- The Washington Times - Monday, June 19, 2006

These are translated excerpts from a sermon given yesterday by the Rev. Thaddaeus Yong Song Kim, the pastor at St. Paul Chung Catholic Church in Fairfax.

Today in the life of the church we celebrate the Feast of the Body and Blood of Jesus Christ — Corpus Christi. As Korean Catholics, we look back with gratitude on a history rich in sacrifice and courage. Our ancestors in the faith were brave enough to face persecution. They became martyrs and saints. We can best understand the history of our people — of our Korean forebears in the Catholic faith — through the lens of Jesus’ love for his people.

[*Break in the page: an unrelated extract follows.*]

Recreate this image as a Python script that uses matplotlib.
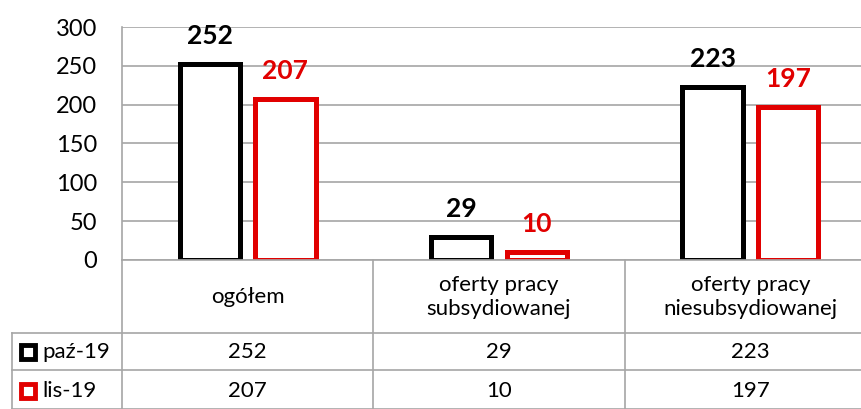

Our ancestors laid down their lives for the faith. They guarded this faith, and we have inherited it. For them, receiving the Eucharist — Holy Communion — sometimes meant becoming a martyr. As we celebrate the mystery of the Holy Eucharist today, we know and believe, as they did, that eternal life comes through Him.

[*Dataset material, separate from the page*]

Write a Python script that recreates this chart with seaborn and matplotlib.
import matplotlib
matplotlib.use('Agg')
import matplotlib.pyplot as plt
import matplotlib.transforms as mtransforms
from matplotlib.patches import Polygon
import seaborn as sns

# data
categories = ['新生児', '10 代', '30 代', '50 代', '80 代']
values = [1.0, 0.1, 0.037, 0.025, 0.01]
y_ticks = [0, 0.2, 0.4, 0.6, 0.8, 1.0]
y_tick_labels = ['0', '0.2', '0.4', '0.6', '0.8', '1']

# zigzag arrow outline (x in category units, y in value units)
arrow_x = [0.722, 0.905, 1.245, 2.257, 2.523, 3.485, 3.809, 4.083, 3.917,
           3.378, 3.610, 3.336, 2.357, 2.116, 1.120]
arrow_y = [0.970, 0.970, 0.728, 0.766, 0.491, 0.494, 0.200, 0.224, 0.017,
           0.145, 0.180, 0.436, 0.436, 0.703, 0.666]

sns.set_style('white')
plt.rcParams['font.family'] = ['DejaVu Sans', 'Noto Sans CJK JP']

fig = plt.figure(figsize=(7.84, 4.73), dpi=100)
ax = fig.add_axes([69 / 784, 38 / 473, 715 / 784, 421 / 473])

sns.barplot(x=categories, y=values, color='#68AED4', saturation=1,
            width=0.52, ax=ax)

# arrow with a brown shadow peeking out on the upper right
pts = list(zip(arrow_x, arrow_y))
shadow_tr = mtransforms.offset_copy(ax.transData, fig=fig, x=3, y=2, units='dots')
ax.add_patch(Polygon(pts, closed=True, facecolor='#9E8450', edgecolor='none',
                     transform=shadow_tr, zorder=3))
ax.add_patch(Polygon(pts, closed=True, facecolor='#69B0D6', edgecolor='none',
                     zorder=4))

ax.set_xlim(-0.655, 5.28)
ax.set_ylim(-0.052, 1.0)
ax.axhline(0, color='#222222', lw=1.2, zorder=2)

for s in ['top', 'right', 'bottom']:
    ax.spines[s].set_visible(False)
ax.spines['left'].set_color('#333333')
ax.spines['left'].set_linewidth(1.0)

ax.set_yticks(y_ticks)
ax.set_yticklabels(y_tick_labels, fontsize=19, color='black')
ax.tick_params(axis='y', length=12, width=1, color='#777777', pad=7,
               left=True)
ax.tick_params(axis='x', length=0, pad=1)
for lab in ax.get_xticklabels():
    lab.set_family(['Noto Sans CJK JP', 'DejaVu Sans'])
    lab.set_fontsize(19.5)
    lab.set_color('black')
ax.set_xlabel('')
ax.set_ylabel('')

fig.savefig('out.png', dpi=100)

I would like to share a story paraphrased from a novel titled “One Tuesday Afternoon.”

In a small town, there once lived an unknown boxer with his blind mother and younger sister. The boxer made a living as a sparring partner for other boxers. He tried hard to support his mother and sister. One day, after years of fighting, the boxer died. At his grave, his mother cried endlessly and said: “My son, the food that you brought home came from selling your body and blood.”

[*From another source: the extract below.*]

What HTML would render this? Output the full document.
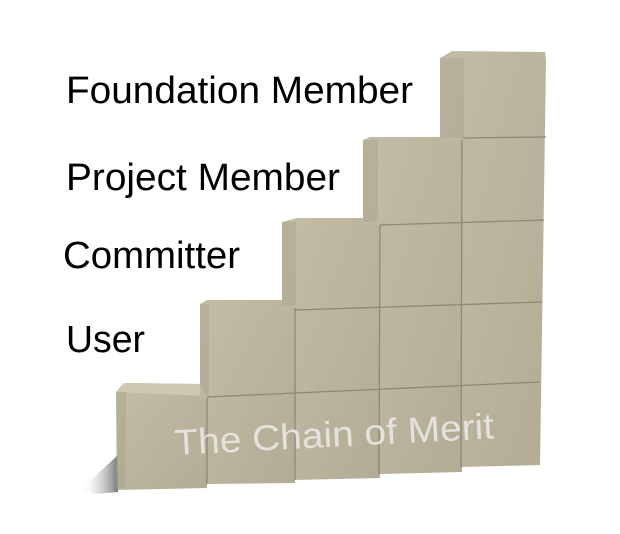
<!DOCTYPE html>
<html><head><meta charset="utf-8"><style>
html,body{margin:0;padding:0;background:#fff;}
svg{display:block}
text{font-family:"Liberation Sans",Arial,sans-serif;}
</style></head><body>
<svg width="620" height="534" viewBox="0 0 620 534" xmlns="http://www.w3.org/2000/svg">
<defs>
<linearGradient id="f" x1="0" y1="0" x2="1" y2="1">
<stop offset="0" stop-color="#c3bda6"/><stop offset="1" stop-color="#b2ac95"/>
</linearGradient>
<linearGradient id="sh" x1="0" y1="0" x2="1" y2="0">
<stop offset="0" stop-color="#ffffff" stop-opacity="0"/><stop offset="1" stop-color="#555" stop-opacity="0.8"/>
</linearGradient>
</defs>
<polygon points="80,490 118,455 118,492 95,494" fill="url(#sh)"/>
<!-- columns -->
<polygon points="116,392 124,383 200,384 207,396 207,488 118,490" fill="url(#f)"/>
<polygon points="200,304 207,300 290,300 295,308 295,483 207,484 207,398 200,396" fill="url(#f)"/>
<polygon points="282,222 297,218 378,218 380,225 380,478 295,480 295,308 282,306" fill="url(#f)"/>
<polygon points="363,140 370,137 460,137 463,140 462,472 380,474 380,225 363,222" fill="url(#f)"/>
<polygon points="440,58 452,51 545,52 546,60 540,465 462,467 462,140 440,138" fill="url(#f)"/>
<!-- top faces / side strips -->
<polygon points="116,392 124,383 200,384 207,396" fill="#cdc8b2"/>
<rect x="116" y="392" width="10" height="96" fill="#a8a28b" opacity="0.45"/>
<rect x="200" y="304" width="9" height="92" fill="#a8a28b" opacity="0.45"/>
<rect x="282" y="222" width="14" height="84" fill="#a8a28b" opacity="0.45"/>
<rect x="363" y="140" width="15" height="82" fill="#a8a28b" opacity="0.45"/>
<rect x="440" y="58" width="24" height="80" fill="#a8a28b" opacity="0.45"/>
<!-- grid lines -->
<g stroke="#8f8974" stroke-width="1.3" fill="none">
<line x1="207" y1="398" x2="207" y2="484"/>
<line x1="295" y1="308" x2="295" y2="480"/>
<line x1="380" y1="225" x2="379" y2="474"/>
<line x1="462" y1="140" x2="461" y2="467"/>
<line x1="207" y1="397" x2="540" y2="382"/>
<line x1="295" y1="310" x2="542" y2="302"/>
<line x1="380" y1="225" x2="544" y2="220"/>
<line x1="463" y1="138" x2="546" y2="137"/>
</g>
<text x="175" y="455" font-size="36" fill="#e4e2dc" transform="rotate(-3 175 455)" textLength="320" lengthAdjust="spacingAndGlyphs">The Chain of Merit</text>
<g fill="#000" font-size="38">
<text x="66" y="103" textLength="347" lengthAdjust="spacingAndGlyphs">Foundation Member</text>
<text x="66" y="190" textLength="274" lengthAdjust="spacingAndGlyphs">Project Member</text>
<text x="63" y="268" textLength="177" lengthAdjust="spacingAndGlyphs">Committer</text>
<text x="66" y="352" textLength="79" lengthAdjust="spacingAndGlyphs">User</text>
</g>
</svg>
</body></html>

This poignant story points us, in some sense, to our Savior, who bore our transgressions, whose body and blood won our salvation. At the Last Supper, Jesus held up a piece of bread and said: “This is my body, which will be given up for you.” He did the same with a cup of wine by saying, “This is my blood, which will be shed for all. Do this in memory of me.”

These words of our Savior are not intended as mere symbols. These words became a reality through His death on the cross. Christ gave His body for us, mere sinners. And as Jesus taught us at that Passover meal, we remember his death and the new life from the Eucharist every time we celebrate Mass.

The entire life and mystery of Jesus Christ is contained in the Eucharist. For in the Eucharist, we see the life of Jesus — the Jesus who was mocked and misunderstood. In the Eucharist, we see the one who came to this world as a servant, even stooping to wash the feet of His disciples.

In the Eucharist, we see the true love of Jesus, who gave us the bread of life. We encounter the one who said, “I am with you always, even to the end of time.” The Holy Eucharist is the source and summit of our faith.

My dear brothers and sisters in Christ, when you receive the Eucharist, imitate the life of Jesus. Be courageous in the fight for the justice in the world, in the fight to end abortion. As you receive the Body of Christ, open your heart to help your less-fortunate neighbors, as Jesus taught us. Share what you have with others. Give to the poor from your own abundance.

When we become one body with Christ, there is nothing we cannot achieve. There is no disagreement or divisions which cannot be overcome. True peace is possible with Him. May the bread and wine of which we partake lead us to profess with one voice: “It is no longer I who live, but Christ who lives in me” (Galatians 2:20).